=== Supplied entries ===
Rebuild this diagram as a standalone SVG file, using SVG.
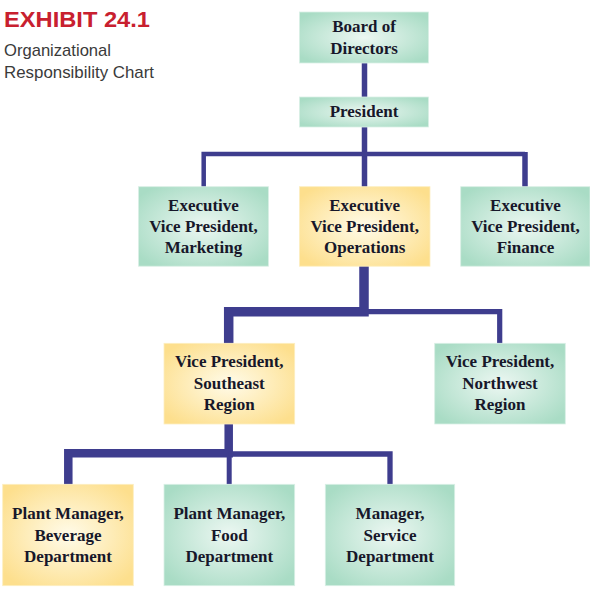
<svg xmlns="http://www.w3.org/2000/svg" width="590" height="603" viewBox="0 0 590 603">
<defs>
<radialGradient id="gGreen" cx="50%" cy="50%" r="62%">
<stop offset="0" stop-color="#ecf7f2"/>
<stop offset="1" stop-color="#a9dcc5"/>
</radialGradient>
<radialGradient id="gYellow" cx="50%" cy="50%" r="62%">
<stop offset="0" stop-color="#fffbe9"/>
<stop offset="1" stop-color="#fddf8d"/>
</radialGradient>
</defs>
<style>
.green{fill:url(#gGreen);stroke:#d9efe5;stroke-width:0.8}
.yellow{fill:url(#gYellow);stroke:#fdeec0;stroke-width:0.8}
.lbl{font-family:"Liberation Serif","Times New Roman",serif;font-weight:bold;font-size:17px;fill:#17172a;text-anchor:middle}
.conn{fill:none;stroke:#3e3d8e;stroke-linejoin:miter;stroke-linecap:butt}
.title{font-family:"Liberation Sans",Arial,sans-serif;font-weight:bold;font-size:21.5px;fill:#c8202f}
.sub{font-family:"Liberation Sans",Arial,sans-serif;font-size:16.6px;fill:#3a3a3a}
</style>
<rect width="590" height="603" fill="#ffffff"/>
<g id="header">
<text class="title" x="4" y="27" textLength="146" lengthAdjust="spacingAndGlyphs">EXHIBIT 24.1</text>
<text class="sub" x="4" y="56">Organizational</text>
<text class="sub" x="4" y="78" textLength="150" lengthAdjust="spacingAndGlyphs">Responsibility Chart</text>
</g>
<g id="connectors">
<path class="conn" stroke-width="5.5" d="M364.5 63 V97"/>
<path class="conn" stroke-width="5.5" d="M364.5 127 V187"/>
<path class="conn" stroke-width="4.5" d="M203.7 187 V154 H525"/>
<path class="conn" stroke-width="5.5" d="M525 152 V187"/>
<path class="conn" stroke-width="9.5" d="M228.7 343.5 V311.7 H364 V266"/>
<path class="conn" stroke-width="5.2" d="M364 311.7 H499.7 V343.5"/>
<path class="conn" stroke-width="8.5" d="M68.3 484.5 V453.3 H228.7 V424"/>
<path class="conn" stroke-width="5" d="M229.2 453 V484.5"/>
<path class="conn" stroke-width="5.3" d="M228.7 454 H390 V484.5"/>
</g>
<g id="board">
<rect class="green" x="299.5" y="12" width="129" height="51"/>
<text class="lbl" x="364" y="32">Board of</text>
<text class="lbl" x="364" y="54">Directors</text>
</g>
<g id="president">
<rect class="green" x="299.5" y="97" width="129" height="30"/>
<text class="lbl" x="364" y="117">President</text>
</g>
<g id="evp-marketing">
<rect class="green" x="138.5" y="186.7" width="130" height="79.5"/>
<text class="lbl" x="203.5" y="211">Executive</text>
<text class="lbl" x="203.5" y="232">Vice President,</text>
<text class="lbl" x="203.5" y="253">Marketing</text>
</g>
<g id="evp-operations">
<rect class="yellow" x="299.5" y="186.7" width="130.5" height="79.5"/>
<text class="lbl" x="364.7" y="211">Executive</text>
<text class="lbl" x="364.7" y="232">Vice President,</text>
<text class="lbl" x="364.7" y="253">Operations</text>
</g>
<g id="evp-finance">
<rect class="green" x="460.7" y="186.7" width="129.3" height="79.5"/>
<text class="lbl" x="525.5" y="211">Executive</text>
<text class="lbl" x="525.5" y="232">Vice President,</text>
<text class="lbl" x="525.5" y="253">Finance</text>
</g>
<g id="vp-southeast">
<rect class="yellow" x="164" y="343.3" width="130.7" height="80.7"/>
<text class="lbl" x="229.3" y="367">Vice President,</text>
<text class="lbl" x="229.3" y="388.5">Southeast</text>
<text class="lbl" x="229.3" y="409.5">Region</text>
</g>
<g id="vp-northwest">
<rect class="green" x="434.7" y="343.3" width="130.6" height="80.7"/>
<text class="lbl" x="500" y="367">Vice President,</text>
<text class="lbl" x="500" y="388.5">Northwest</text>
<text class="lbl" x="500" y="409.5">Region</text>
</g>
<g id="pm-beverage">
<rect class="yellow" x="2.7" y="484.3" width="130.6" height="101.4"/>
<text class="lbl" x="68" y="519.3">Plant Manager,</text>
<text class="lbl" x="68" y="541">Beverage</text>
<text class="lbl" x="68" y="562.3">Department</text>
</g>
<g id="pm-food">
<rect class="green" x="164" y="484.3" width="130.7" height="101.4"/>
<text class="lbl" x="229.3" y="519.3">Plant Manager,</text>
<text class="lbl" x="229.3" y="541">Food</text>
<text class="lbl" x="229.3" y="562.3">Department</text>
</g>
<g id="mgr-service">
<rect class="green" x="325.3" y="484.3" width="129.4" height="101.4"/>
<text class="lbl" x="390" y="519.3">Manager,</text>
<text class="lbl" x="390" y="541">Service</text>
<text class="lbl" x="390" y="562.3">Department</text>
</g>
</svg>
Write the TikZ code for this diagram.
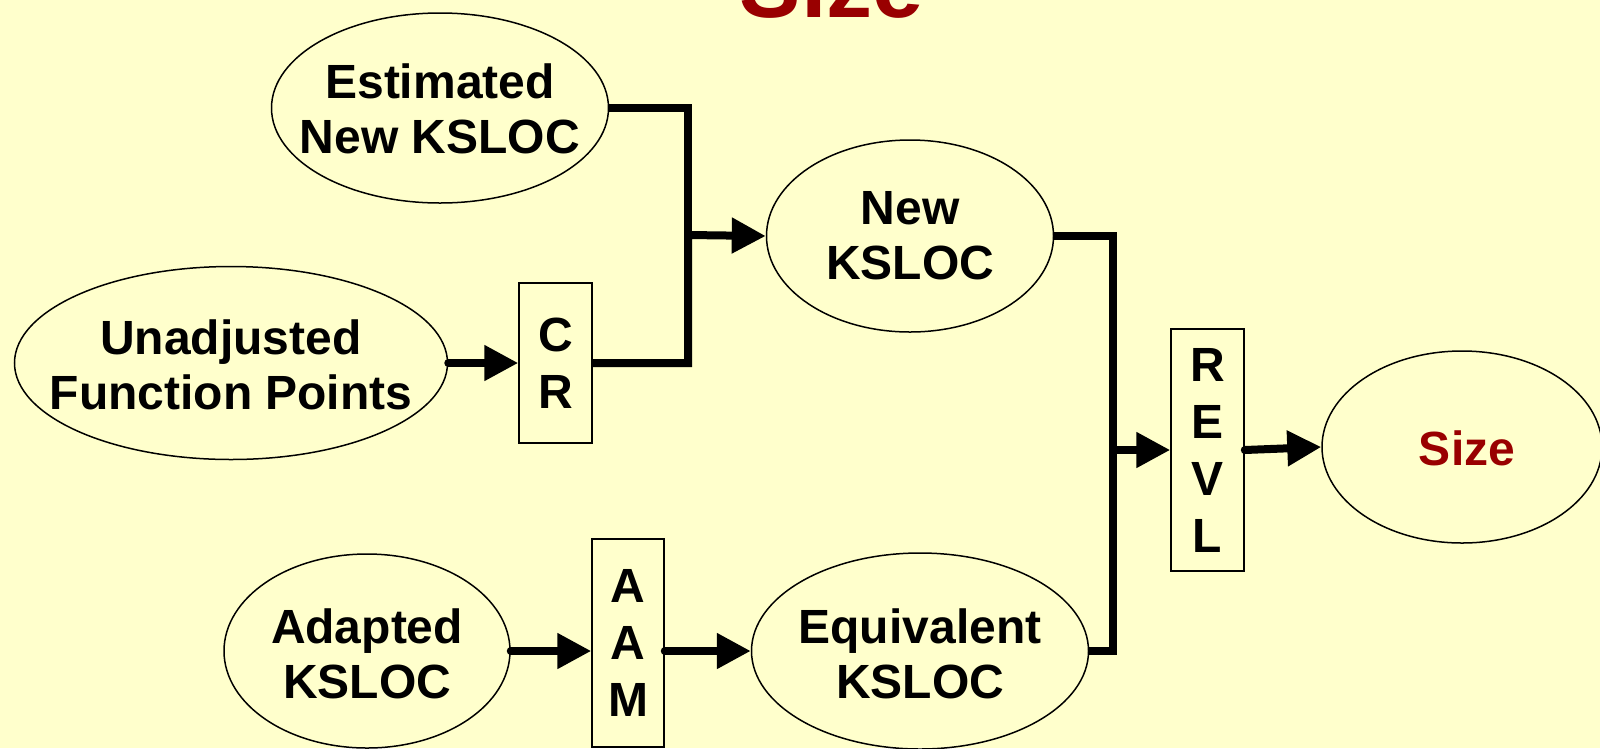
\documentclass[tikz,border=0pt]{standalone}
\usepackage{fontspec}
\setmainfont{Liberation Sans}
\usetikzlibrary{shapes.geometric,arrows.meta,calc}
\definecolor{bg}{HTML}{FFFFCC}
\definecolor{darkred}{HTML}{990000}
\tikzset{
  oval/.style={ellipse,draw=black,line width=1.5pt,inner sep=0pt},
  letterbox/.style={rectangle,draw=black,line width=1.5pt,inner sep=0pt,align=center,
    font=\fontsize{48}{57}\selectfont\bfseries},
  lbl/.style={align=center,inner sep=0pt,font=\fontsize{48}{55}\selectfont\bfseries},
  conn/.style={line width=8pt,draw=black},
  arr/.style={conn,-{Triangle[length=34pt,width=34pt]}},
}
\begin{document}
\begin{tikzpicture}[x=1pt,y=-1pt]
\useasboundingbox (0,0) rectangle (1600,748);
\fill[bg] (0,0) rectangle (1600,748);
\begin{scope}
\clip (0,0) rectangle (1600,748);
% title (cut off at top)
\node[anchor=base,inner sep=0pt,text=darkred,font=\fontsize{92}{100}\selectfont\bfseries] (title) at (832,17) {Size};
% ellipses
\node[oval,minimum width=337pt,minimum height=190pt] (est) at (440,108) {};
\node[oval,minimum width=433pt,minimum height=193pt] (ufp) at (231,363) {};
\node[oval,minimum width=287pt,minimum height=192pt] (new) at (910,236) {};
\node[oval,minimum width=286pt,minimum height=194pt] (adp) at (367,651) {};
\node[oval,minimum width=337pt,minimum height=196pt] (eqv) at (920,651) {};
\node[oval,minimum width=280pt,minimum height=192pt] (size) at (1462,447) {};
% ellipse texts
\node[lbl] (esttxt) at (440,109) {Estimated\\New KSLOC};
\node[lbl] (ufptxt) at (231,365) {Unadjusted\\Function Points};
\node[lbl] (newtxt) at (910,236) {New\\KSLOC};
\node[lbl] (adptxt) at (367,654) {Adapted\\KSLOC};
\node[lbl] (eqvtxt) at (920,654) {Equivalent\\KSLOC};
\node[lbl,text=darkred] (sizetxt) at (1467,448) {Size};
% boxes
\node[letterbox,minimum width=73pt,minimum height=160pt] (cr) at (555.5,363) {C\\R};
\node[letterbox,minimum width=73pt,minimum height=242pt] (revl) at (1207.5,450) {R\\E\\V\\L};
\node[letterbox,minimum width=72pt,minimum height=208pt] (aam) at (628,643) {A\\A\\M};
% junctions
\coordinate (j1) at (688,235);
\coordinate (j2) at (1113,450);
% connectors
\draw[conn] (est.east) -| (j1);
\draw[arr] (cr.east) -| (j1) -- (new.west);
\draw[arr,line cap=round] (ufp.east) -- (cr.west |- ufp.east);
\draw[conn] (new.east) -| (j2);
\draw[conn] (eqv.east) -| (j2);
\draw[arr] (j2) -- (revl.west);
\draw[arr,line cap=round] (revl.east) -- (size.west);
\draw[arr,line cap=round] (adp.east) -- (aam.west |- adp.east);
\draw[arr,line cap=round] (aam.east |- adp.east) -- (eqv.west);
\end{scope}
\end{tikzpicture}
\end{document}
===
▸ Problem details
Pick out the lines above containing the word "standalone", then copy them.

▸ Complete answer
Rebuild this diagram as a standalone SVG file, using SVG.
\documentclass[tikz,border=0pt]{standalone}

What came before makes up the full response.